しかし24日、ラファへの空爆や地上作戦で多くの住民が繰り返し避難を強いられていて、人道状況は悪化の一途をたどっているとして、イスラエルに対してラファでの攻撃をただちに停止し、人道物資が搬入されるようラファの検問所を開放することなどを、命じました。
去年10月にガザ地区での戦闘が始まって以降、国際司法裁判所がイスラエルに対して攻撃の停止を命じたのは、初めてです。
国連の主要機関である国際司法裁判所の命令には法的拘束力がありますが、裁判所には命令を強制的に執行する力はありません。

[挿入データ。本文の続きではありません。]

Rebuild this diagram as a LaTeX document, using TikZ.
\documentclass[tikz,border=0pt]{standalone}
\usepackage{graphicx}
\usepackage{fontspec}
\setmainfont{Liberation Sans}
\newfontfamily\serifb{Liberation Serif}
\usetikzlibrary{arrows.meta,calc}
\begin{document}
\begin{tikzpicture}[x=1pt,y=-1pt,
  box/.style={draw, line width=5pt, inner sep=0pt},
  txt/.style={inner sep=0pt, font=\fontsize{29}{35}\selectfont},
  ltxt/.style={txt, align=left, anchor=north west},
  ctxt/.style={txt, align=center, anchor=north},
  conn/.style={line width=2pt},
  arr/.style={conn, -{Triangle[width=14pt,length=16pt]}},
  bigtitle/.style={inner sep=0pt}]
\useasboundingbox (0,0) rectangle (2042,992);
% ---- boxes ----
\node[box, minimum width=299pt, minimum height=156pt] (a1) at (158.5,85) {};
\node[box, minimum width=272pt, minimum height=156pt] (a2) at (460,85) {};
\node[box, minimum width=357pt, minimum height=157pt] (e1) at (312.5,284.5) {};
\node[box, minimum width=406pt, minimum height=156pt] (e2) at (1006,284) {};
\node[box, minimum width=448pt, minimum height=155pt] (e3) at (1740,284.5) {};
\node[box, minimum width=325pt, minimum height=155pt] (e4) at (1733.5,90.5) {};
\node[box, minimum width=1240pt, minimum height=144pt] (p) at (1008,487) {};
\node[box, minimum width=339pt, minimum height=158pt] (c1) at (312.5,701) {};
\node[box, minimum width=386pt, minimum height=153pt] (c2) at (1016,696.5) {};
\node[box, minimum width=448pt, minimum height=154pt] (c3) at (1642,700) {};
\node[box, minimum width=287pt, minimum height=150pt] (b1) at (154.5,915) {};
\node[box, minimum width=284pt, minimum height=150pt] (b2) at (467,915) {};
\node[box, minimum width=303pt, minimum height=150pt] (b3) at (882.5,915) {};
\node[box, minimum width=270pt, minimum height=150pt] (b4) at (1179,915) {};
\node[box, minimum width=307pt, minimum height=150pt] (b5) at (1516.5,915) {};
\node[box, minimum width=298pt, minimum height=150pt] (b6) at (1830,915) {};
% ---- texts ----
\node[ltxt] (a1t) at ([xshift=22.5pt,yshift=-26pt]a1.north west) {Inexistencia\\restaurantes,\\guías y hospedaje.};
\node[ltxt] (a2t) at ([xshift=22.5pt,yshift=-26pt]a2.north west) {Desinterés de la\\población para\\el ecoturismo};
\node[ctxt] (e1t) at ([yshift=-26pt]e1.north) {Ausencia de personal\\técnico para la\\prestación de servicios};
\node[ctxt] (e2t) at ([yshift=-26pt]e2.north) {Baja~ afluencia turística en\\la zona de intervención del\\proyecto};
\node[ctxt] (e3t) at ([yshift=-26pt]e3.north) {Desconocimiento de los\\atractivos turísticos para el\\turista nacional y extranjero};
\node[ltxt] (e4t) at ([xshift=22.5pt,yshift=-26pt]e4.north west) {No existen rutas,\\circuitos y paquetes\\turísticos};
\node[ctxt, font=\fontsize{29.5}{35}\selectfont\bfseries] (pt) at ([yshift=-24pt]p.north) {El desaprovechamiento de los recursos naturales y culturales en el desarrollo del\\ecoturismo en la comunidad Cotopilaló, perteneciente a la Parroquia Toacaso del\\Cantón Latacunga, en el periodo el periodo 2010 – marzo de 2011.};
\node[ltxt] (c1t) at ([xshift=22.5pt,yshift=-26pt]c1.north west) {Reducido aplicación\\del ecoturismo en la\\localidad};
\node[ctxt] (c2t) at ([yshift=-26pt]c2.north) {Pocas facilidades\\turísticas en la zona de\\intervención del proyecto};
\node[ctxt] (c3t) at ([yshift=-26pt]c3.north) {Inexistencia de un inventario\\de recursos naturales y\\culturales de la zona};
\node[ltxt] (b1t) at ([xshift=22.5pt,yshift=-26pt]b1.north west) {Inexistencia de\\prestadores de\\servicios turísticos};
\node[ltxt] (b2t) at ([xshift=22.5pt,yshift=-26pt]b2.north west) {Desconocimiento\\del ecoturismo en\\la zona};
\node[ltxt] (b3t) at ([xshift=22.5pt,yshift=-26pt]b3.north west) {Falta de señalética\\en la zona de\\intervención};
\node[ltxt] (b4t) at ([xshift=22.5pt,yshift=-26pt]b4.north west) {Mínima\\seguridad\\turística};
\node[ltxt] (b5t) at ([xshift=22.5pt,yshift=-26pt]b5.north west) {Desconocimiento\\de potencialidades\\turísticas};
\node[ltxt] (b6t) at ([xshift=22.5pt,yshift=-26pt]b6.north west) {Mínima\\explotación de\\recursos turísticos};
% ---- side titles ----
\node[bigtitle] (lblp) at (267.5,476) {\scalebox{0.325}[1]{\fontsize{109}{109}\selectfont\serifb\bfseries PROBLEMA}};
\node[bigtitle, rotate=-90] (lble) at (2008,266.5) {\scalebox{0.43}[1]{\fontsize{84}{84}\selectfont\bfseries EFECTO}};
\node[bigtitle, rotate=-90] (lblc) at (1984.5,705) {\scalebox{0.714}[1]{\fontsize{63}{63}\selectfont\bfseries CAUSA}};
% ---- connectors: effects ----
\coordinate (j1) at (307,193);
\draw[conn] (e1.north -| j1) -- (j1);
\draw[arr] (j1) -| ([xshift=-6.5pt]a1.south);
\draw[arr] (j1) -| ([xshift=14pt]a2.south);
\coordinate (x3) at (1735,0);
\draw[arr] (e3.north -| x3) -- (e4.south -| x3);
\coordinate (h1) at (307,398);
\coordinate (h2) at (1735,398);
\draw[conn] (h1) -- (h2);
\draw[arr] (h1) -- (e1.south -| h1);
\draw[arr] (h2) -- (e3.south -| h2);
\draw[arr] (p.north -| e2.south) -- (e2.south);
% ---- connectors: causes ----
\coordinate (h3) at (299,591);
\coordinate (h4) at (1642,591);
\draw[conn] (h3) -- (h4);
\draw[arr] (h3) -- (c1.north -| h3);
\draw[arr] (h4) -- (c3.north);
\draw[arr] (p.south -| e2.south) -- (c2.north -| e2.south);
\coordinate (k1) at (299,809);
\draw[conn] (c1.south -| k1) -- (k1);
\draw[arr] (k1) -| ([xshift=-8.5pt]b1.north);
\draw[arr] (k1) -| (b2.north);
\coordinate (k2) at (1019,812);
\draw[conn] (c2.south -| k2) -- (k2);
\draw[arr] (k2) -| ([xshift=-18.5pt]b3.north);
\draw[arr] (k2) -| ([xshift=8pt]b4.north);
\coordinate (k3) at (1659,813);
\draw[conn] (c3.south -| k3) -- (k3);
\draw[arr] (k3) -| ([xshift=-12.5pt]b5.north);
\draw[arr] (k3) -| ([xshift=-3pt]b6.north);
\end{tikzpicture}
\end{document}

イスラエルは裁判所の判断にかかわらずラファでの作戦を継続する構えを見せていて、国際社会からの批判がいっそう高まることが予想されます。
イスラエル「南アフリカの訴えは誤りであり言語道断」
ICJ=国際司法裁判所がイスラエルに対してガザ地区南部のラファでの攻撃をただちに停止するよう、暫定的な措置を命じたことを受けイスラエル政府は24日、声明を出しました。
声明ではまず「イスラエルがジェノサイド、集団殺害を行っているとする南アフリカの訴えは、誤りであり言語道断だ」としてICJに攻撃の停止を要請した南アフリカを非難しました。
そして、イスラエルの軍事作戦は去年10月のイスラム組織ハマスによる大規模攻撃を受けた自衛権の行使に基づくものだとし「ラファで民間人の暮らしを脅かす物理的な破壊をもたらす可能性のある軍事行動を行っていないし、これからも行わない」などと強調しています。
そのうえで「イスラエルはガザ地区での人道支援活動を可能にするため努力し、法を守り、民間人への被害を可能な限り減らすために行動する」としています。
ハマス「イスラエルが決定に従うよう国際社会と国連が圧力を」
イスラム組織ハマスは24日、ICJ=国際司法裁判所がイスラエルにガザ地区南部ラファでの攻撃をただちに停止するよう暫定的な措置を命じたことを歓迎する声明を出しました。
その上で「ガザ地区北部のジャバリアをはじめ、地区のほかの場所で起きていることも、ラファと同様に犯罪的で危険だ」としてイスラエルの攻撃を非難するとともにガザ地区全体への攻撃を止めるための命令をICJに求めました。
そして、「イスラエルがこの決定に従うよう、国際社会と国連が圧力をかけることを求める」として、ICJの措置が実効性を伴うものになるよう各国に行動を求めました。
南アフリカ大統領府「命じたことを歓迎」
ICJ=国際司法裁判所に要請していた南アフリカの大統領府は24日、声明を発表し「南アフリカはICJが、ジェノサイド条約上の義務とラファの住民が置かれている困難な状況にかんがみ、イスラエルに対して直ちに軍事作戦を停止するよう命じたことを歓迎する」としています。その上で、ラマポーザ大統領が「すべての国に対し、国際法上の規定に従ってイスラエルとの関係を見直すよう求める」と述べたとしています。
また、南アフリカの外務省に当たる国際関係・協力省のゼイン・ダンゴール次官は24日、ビデオ声明を発表し「イスラエルに対して、ガザ地区内での軍事行動を停止するよう明確に求めた初めての命令であり、画期的だ」とした上で、「これは事実上の停戦の呼びかけだ」と述べ、国連や各国に対して停戦の実現に向けた働きかけを強めるよう求めました。
国連グテーレス事務総長「決定には拘束力がある」
国連のグテーレス事務総長は24日、報道官を通じて出した声明で「決定には拘束力があり、関係者がICJの命令に適切に従うものと信じている」と強調しました。
ハンユニスの住民「攻撃はガザ地区全体で停止されるべき」
NHKのガザ事務所は24日、ICJ=国際司法裁判所の判断について南部のハンユニスで住民たちに話しを聞きました。
このうちラファからハンユニスへ避難してきた50歳の男性は「攻撃はラファだけではなくガザ地区全体で停止されるべきだ。8か月も続く破壊と増え続ける犠牲はもうたくさんだ」と話し、イスラエルに対してガザ地区自体への攻撃をやめるよう訴えていました。
また、30歳の男性は「戦争が終わってほしい。われわれの暮らしは破壊され、何もかも失った。助けを必要としている」と訴えていました。